Перуновы узлы 3. Летописец

Юрий Николаевич Горбачев 2
Как мне, рабу божиему, вечному иноку  всё это в ум взять? Беру перо в руку, а мыслями совсем не там, где надобно бы.  Далече блукает разум мой, разбредаясь смиренными поломниками на четыре стороны света. И  блазница мне - поломники те и у стен Иерусалима, и в далекой Индии, а то возмечтаю себя древним греком или славным римлянином.То возомню себя в граде, уставленном соборами с крышами как шила, коих не утаишь в голубом мешке неба, или  у ступеней китайского храма с драконами вместо охлупней. Как в волшебном сне пребываю. 

 Струится песок в стеклянных колбах часов, перебирая песчинки, аки монах чётки. Бесовские мысли лезут в голову. Оплывает, слезясь, свеча. Время то ползет черепахой, то мчится оперённой стрелой, не ведая пределов. Собственную тень на стене принимаю за  царя Ирода. Прикорну на топчанчик – и переношусь в страны невиданные,  времена стародавние. Сны с явью путаются. А намедни у знахарки …  зелья принял, так  и вовсе отлетел  в пределы неведомые. Глянул на неё, а то не она, а   - царица   Савская. Недаром,знать, баяла: примешь отвару, побывашь  и во временах давно минувших, о коих знаем токмо по преданиям старины, и в странах нехоженых. И как в воду глядела, ведьма. Не даром  бесноватый, как застоялый жеребец, канонник  к ней присматривается, докладывает епископу,   глаголя про её проделки. Но не католик я-православный. А ведьма эта мне про своих недругов литовских поведала. Объявили они охоту на болезную, слухи распускают, что она по деревням коров портила, посевы ржи изводила приговорами да бесплодила тамошних баб. Ну а уж бредни про полёты на метле при помощи обмазывания телес жиром младенцев-обычное дело. Начитались иезуиты Шпрингера с Интситорисом...

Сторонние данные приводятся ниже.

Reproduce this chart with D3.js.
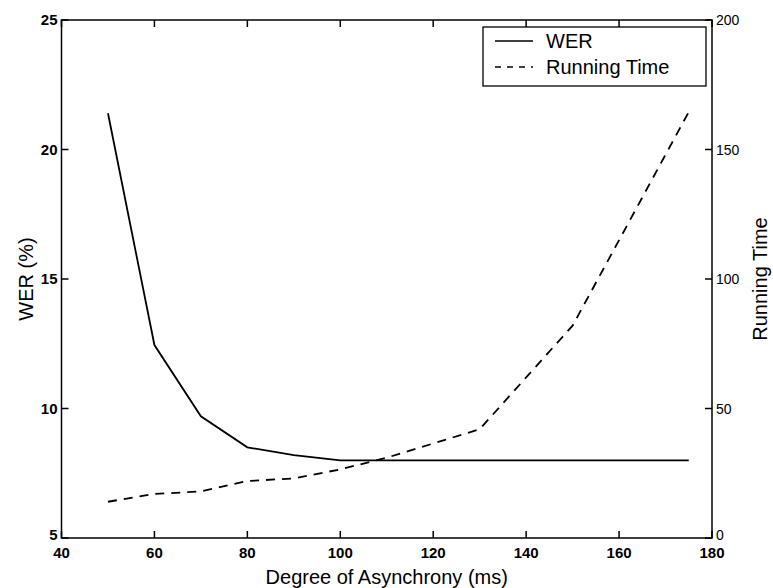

Да и я -грешен, не скрою. Даже стеклянные колбы, пережатые в осерёдыше осиной талией и те кажутся не подобающим немалым годам моим  образом призрачной девы. Танцует дева, кружа  юбками, похохатывает, звеня монистами.   

Шибко много начитался я манускриптов да кож исписанных  уставным письмом. 
Сбивают с толку все эти «аше» «оше», юсы с ерами глаза застят, голос архиерейя ерихонской трубой возглашает «Отче наш!» - и рушатся стены Илионские моих грез, а  хотелось бы мне писать обычливым языком, каким изъяняется люд на ярмарках.
Рука ведет «глаголоаше же», а в ушах  звучит  «бають», «гуторят», «балабонять». Мамин  разливистый  голос зовет, напевая о подвигах богатырей, красной деве в когтях  огнедышащего змея,  набаюкивает о говорящих зверях и исполняющих желания рыбах. Татарин, не спеша выпустить из  толстых пальцев серебряную монету, торгуется за отрез льняного полотна, перемежая исковерканные русские слова с неведомыми. Чухонец, оглаживая  бобровый мех,  напевно толдычит на своем.  Каркают промеж собой вороньим граем, два надутых купца из Гамбурга. Как выразить все это?